Express & Star

Grimethorphe Colliery Band, Wolverhampton Grand Theatre - review

The Grimethorpe Colliery Brass Band treated Wolverhampton crowds to a variety of songs from their repertoire last night when they came to the Grand Theatre

Published
Grimethorpe Colliery Band

On Tuesday, October 13, 1992, the President of the Board of Trade, Michael Heseltine, announced the closure of more than thirty collieries in the UK, including the one in the Yorkshire village of Grimethorpe.

The Colliery Brass Band, which had already made a name for itself, was due to appear in the national brass band championships that weekend and they were determined that nothing would stop them. They went to the Albert Hall in London to give a stunning performance of A New Jerusalem by Philip Welby and become the National Championship Band of Great Britain.

That story triggered the idea of a film based on those events and the band provided the musical tracks for the film, and went on to establish its position as one of the country’s best brass bands. The village fared less well.

When the mine closed some months later some 6000 people were to lose their jobs and the local unemployment rate rose to over 50 per cent. The village was designated as the poorest community in Great Britain in a 1994 European Union report.

The band was determined to maintain its position as one of the country’s leading brass bands and was fortunate to secure enough funding to achieve that goal.

Saturday’s programme at the Grand Theatre included some favourites from the brass band repertoire including a lively account of Berlioz’s Le Corsaire which demonstrated some very bewitching talent, followed by a beautifully played solo by principal horn player Helen Varley of Carole King’s You’ve Got a Friend.

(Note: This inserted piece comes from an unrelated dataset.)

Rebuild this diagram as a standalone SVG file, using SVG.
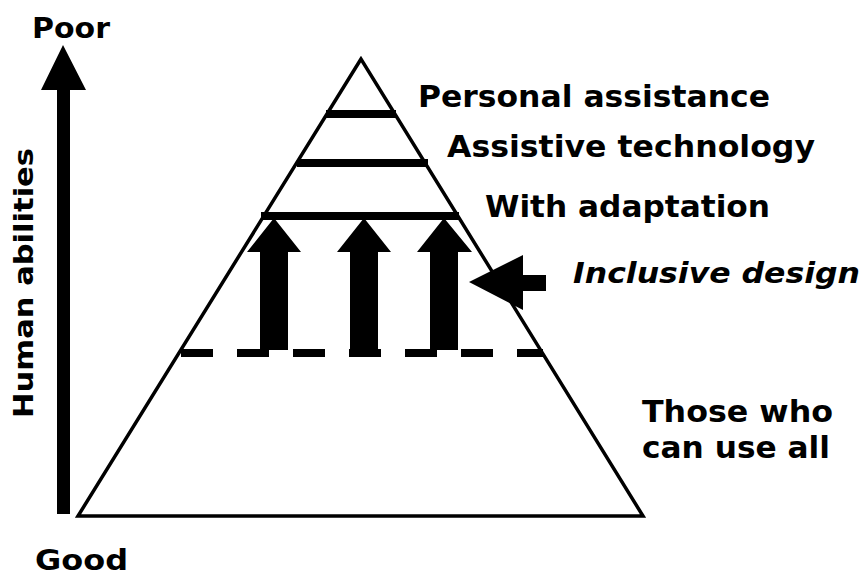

There were also medleys of tunes from John Williams’ Star Wars and songs associated with Fred Astaire.

However, some of the best pieces of the night were the delightful arrangements of traditional folk tunes. The Irish folk tune Carrickfergus was splendidly played by baritone soloist Mike Cavanagh, while The Water of Tyne was a wistfully atmospheric version of this North Eastern folk song arranged by Philip Harper who certainly knows how to produce a exquisite tone from a brass ensemble.

Chris Robertson, on the euphonium, impressed with his increasingly complicated performance of The Carnival of Venice.

There were, as you might expect, some references to the film Brassed Off. The march Death or Glory provided the backing for the film’s opening sequence, but played here as an encore.

Rodrigo’s Concierto d’Aranjuez, referred to in the film as Concerto de Orange Juice, which provided the romantic sub-plot in the story, was brilliantly played by flugel-horn soloist Mark Walters.

Conductor Sandy Smith provided a thrilling finale in a compelling account of Respighi’s The Pines of the Appian Way –the final movement of a tone poem which traces the life of a Roman man who in this section returns to Rome as part of a victorious army. The control of the pianissimo horn calls was most impressive and the insistent beat as the troops came closer provided a most stirring finale.

An excellent concert in many respects, but a shame that there were so few aspiring young brass players to experience the high standards of musicianship on display.